- The problem: Leave out any picture and return the remaining listing below exactly as given.

■ ■ ■ ■ ■

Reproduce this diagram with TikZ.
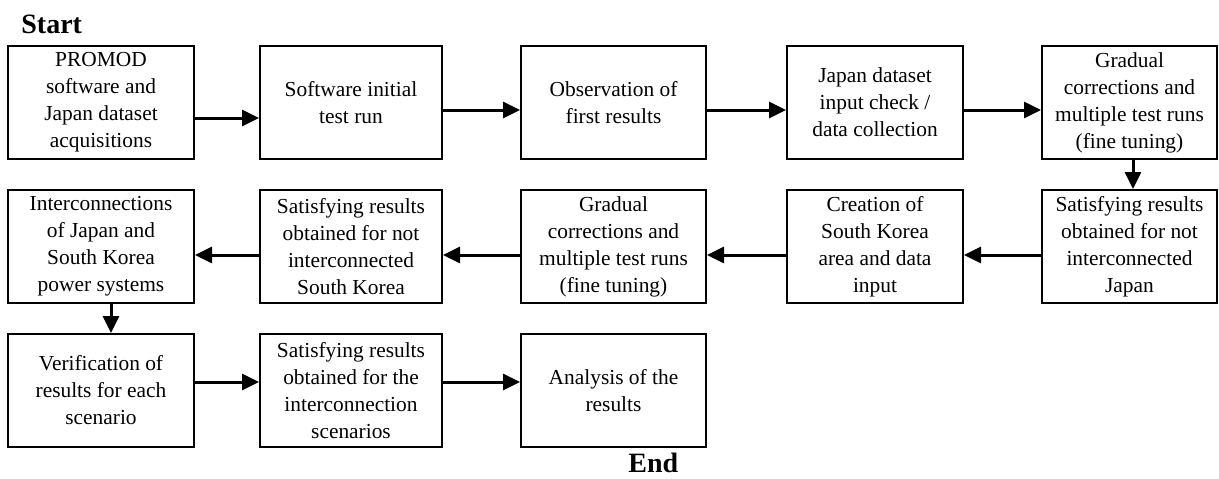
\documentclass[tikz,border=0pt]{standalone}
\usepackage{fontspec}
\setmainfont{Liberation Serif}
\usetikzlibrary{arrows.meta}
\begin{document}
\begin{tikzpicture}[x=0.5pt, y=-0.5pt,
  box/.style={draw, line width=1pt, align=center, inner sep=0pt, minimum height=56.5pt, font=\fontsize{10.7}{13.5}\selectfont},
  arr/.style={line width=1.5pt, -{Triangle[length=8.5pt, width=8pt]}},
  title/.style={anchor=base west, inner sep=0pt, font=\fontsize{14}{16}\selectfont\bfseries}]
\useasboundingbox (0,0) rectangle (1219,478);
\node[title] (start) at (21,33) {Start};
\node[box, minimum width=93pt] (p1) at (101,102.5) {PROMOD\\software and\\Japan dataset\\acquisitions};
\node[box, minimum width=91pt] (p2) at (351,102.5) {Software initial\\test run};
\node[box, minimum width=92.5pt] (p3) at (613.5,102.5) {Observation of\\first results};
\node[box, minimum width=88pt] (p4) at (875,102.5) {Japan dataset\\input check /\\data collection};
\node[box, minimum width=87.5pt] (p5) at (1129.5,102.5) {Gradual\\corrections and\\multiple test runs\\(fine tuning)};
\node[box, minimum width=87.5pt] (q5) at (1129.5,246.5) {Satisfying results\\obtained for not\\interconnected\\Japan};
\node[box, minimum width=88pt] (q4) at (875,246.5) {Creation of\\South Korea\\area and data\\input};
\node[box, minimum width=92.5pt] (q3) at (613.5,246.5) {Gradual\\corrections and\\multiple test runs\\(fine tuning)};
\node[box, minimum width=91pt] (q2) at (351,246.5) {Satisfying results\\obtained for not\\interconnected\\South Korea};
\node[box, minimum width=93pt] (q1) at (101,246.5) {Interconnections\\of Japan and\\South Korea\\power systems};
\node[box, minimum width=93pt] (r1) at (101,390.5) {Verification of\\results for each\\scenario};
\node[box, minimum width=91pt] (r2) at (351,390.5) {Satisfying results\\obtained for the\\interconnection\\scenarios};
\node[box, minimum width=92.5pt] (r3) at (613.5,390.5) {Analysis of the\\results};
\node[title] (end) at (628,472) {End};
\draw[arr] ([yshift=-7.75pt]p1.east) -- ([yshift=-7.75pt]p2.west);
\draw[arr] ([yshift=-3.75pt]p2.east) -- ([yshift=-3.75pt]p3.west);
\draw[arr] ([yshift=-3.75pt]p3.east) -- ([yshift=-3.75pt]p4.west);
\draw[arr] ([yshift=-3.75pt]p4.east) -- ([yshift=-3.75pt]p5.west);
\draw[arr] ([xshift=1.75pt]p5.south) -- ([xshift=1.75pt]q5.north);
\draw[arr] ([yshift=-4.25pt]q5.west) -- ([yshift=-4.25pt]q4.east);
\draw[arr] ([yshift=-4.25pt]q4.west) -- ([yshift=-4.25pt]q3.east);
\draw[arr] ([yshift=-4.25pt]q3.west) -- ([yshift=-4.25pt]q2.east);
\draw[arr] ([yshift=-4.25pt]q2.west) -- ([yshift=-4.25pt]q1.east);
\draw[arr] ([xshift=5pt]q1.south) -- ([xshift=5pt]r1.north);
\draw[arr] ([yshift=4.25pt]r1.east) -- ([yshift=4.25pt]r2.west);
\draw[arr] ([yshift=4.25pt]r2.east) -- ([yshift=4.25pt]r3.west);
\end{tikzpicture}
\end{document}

■ ■ ■ ■ ■

- Output:
Reproduce this diagram with TikZ.
\documentclass[tikz,border=0pt]{standalone}
\usepackage{fontspec}
\setmainfont{Liberation Serif}
\usetikzlibrary{arrows.meta}
\begin{document}
\begin{tikzpicture}[x=0.5pt, y=-0.5pt,
  box/.style={draw, line width=1pt, align=center, inner sep=0pt, minimum height=56.5pt, font=\fontsize{10.7}{13.5}\selectfont},
  arr/.style={line width=1.5pt, -{Triangle[length=8.5pt, width=8pt]}},
  title/.style={anchor=base west, inner sep=0pt, font=\fontsize{14}{16}\selectfont\bfseries}]
\useasboundingbox (0,0) rectangle (1219,478);
\node[title] (start) at (21,33) {Start};
\node[box, minimum width=93pt] (p1) at (101,102.5) {PROMOD\\software and\\Japan dataset\\acquisitions};
\node[box, minimum width=91pt] (p2) at (351,102.5) {Software initial\\test run};
\node[box, minimum width=92.5pt] (p3) at (613.5,102.5) {Observation of\\first results};
\node[box, minimum width=88pt] (p4) at (875,102.5) {Japan dataset\\input check /\\data collection};
\node[box, minimum width=87.5pt] (p5) at (1129.5,102.5) {Gradual\\corrections and\\multiple test runs\\(fine tuning)};
\node[box, minimum width=87.5pt] (q5) at (1129.5,246.5) {Satisfying results\\obtained for not\\interconnected\\Japan};
\node[box, minimum width=88pt] (q4) at (875,246.5) {Creation of\\South Korea\\area and data\\input};
\node[box, minimum width=92.5pt] (q3) at (613.5,246.5) {Gradual\\corrections and\\multiple test runs\\(fine tuning)};
\node[box, minimum width=91pt] (q2) at (351,246.5) {Satisfying results\\obtained for not\\interconnected\\South Korea};
\node[box, minimum width=93pt] (q1) at (101,246.5) {Interconnections\\of Japan and\\South Korea\\power systems};
\node[box, minimum width=93pt] (r1) at (101,390.5) {Verification of\\results for each\\scenario};
\node[box, minimum width=91pt] (r2) at (351,390.5) {Satisfying results\\obtained for the\\interconnection\\scenarios};
\node[box, minimum width=92.5pt] (r3) at (613.5,390.5) {Analysis of the\\results};
\node[title] (end) at (628,472) {End};
\draw[arr] ([yshift=-7.75pt]p1.east) -- ([yshift=-7.75pt]p2.west);
\draw[arr] ([yshift=-3.75pt]p2.east) -- ([yshift=-3.75pt]p3.west);
\draw[arr] ([yshift=-3.75pt]p3.east) -- ([yshift=-3.75pt]p4.west);
\draw[arr] ([yshift=-3.75pt]p4.east) -- ([yshift=-3.75pt]p5.west);
\draw[arr] ([xshift=1.75pt]p5.south) -- ([xshift=1.75pt]q5.north);
\draw[arr] ([yshift=-4.25pt]q5.west) -- ([yshift=-4.25pt]q4.east);
\draw[arr] ([yshift=-4.25pt]q4.west) -- ([yshift=-4.25pt]q3.east);
\draw[arr] ([yshift=-4.25pt]q3.west) -- ([yshift=-4.25pt]q2.east);
\draw[arr] ([yshift=-4.25pt]q2.west) -- ([yshift=-4.25pt]q1.east);
\draw[arr] ([xshift=5pt]q1.south) -- ([xshift=5pt]r1.north);
\draw[arr] ([yshift=4.25pt]r1.east) -- ([yshift=4.25pt]r2.west);
\draw[arr] ([yshift=4.25pt]r2.east) -- ([yshift=4.25pt]r3.west);
\end{tikzpicture}
\end{document}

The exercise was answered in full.